Did you know? The Clear Flow Matrix (CFMx) is founded on Shingo’s proven concept that the relationship between process flow and operations flow is a perpendicular one. By maintaining this perpendicular relationship (and Shingo’s concepts), the CFMx emphasizes balanced flow along the balanced production front.
The Necessity of Flow
Why is this so helpful? Project production based on balanced flow evens crew sizes, minimizes work left behind, and reduces excessive work in process – all while producing shorter project completion dates and fewer delays.
And what can make it challenging? Balancing both flows (process and operations) can be difficult because subcontractors are under significant pressure to use larger crews that occupy larger areas of work to minimize handoffs to the subsequent trades. These longer durations that are required to complete larger areas wind up delaying other trades from starting – further magnifying the effect of inefficient transitions with other trades.
Many may try to hide these Inefficiencies with fewer handoffs, but all this does is multiply them exponentially as the next trades are delayed and incomplete items are pushed to large punch lists later in the project.
What’s worse? If the questions, design changes, and incomplete work items are not resolved weekly, they accumulate – further compounding the schedule recovery efforts forced on other trades already affected by delayed starts.
The Benefit of Balance
Balanced production must be based on balanced flow and maintained by weekly handoffs, as is done through the CFMx. With our matrix, each handoff addresses both flows, process between pacemaker activities, and operations from area to area, as shown below:
In other words, the takt period is balanced for both flows so that one craft cannot run ahead and produce the common problems described above.
Disastrous Delays
Identifying and establishing balanced flow prior to planning crew sizes allows production to be balanced across the trades, minimizing the inefficiencies caused by completing work in larger portions.
In manufacturing, Shingo identified the effects of delaying equipment change as “lot delays,” concluding that the larger lots concealed the effects of delayed equipment changeovers but made balanced flow impossible. Once lot delays were identified, the resolution became one of Shingo’s most significant contributions to manufacturing, and now our industry.
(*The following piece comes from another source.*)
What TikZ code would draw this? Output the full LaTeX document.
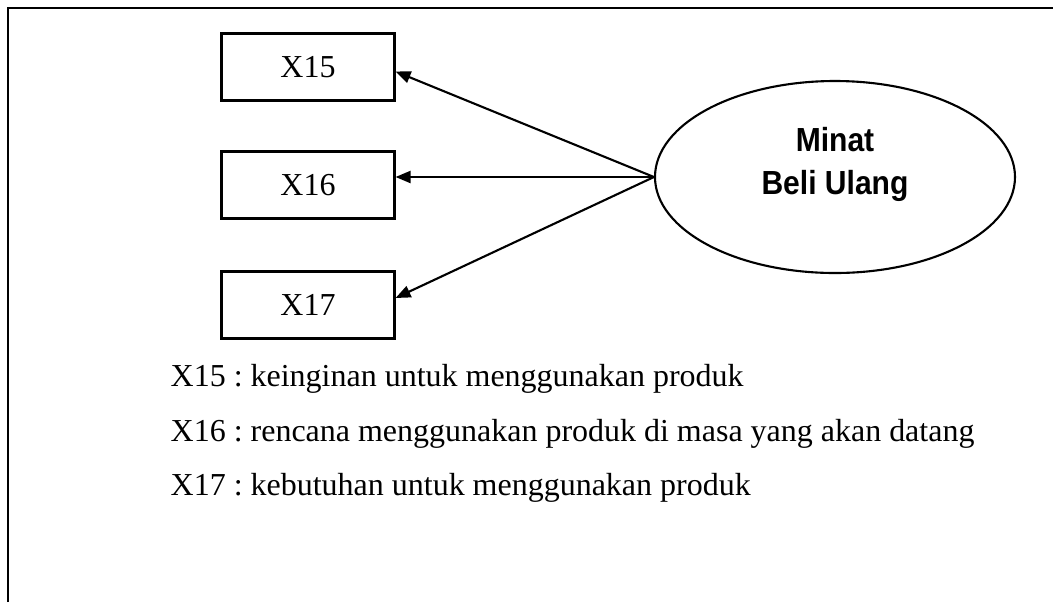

The SMED (Single Moment Exchange of Dies) studies and subsequent revisions then shortened machine changeover from hours to minutes and allowed for continuous flow, as well as allowing the changeover operations to occur during normal work hours instead of weekends.
Separation Strategy
The first step taken by Shingo was to separate the preparations that could be made outside the machine and would not require shutting down production. The green boxes below lead up to the handoff (red boxes) and are all activities that do not require stopping crew production, which serve to minimize the shutdown duration. The blue box activities leading up to the move out are classified as a minimum duration and identify issues that can (and should) be avoided in the future. This same strategy is applicable to handoffs, and we have identified it as Single Motion Exchange of Trade (SMET).
The CFMx Advantage
With CFMx, we help control production rates (rather than schedule dates) by focusing on smaller handoffs, smaller crews, and reducing variation. The importance of CFMx providing an overview of the project flow enables foremen, engineers, managers, and superintendents to all prepare in advance for the approaching handoffs, without spending excessive efforts to analyze schedules and projections.
Another point? Time spent by the project management team on managing project controls produces reports – not project control (go figure!). So, what actually does ensure project control? Preparing and managing handoffs produces the flow necessary to accomplishes the true project control we’ve all been looking (and waiting) for.